In 1935 Marquand bought an old house on Kent's Island, a peninsula jutting into the marshes of the Parker River in Newbury. This he regarded as home for the rest of his life. Marquand's power of mimicry, his gift for reproducing characteristic turns of speech with literal exactness, made him in conversation a superlative storyteller. With The Late George Apley, he clearly demonstrated his ability to transpose the spoken word to paper. He was thus able to abandon his commercial adventure stories for studies of places and people in which plot was subordinated to the presentation of human foibles. Also, in spite of his phenomenal success, the memory of his childhood as a poor relation in Newburyport haunted Marquand; this type of preoccupation was shared by many of his characters. Although he lived for long periods in Boston and New York, traveled extensively around the world, and dearly loved China, John Marquand nearly always set off in a novel from his Newburyport doorstep. The original doorstep not having been as high as his heart's desire, what a springboard he made of it! It was one of the paradoxes of his being that, having labored conscientiously and achieved a nationwide reputation, Marquand remained an Essex County man to the last and rather an uneasy one at that. He was so diffident and delicately sensitive that at one moment his friends would marvel at his insight into them and their kind, and at the next instant they would be moved to wonder that John Marquand could seem so little at home with himself.

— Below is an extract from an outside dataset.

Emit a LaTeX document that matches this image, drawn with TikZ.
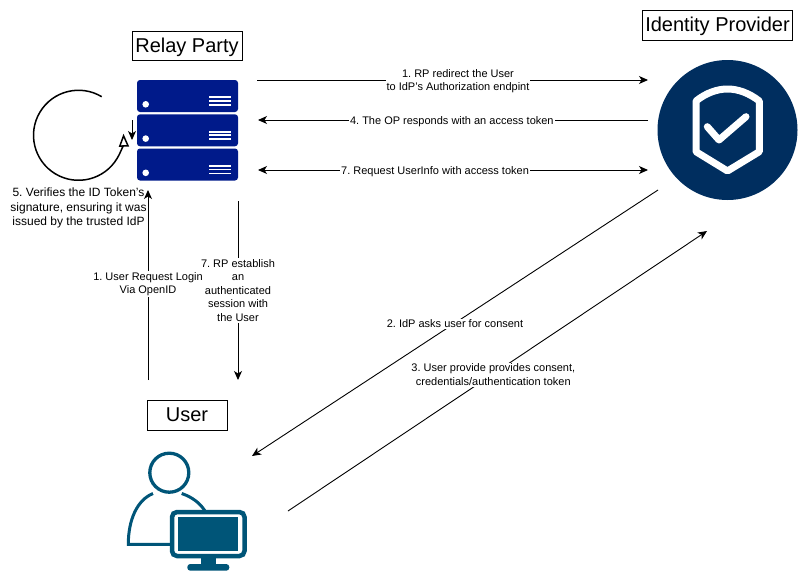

But Essex County by tradition and experience and long-gathered affection was the true end of his journeys. It was there, at his home on Kent's Island, Newbury, that he died in his sleep of a heart attack.
Connections
On September 8, 1922, Marquand married Christina D. Sedgwick in Stockbridge, Massachussets They had two children and lived in Boston until their divorce in 1935. He married Adelaide F. Hooker in New York on April 17, 1937. They had two children but were divorced in 1958.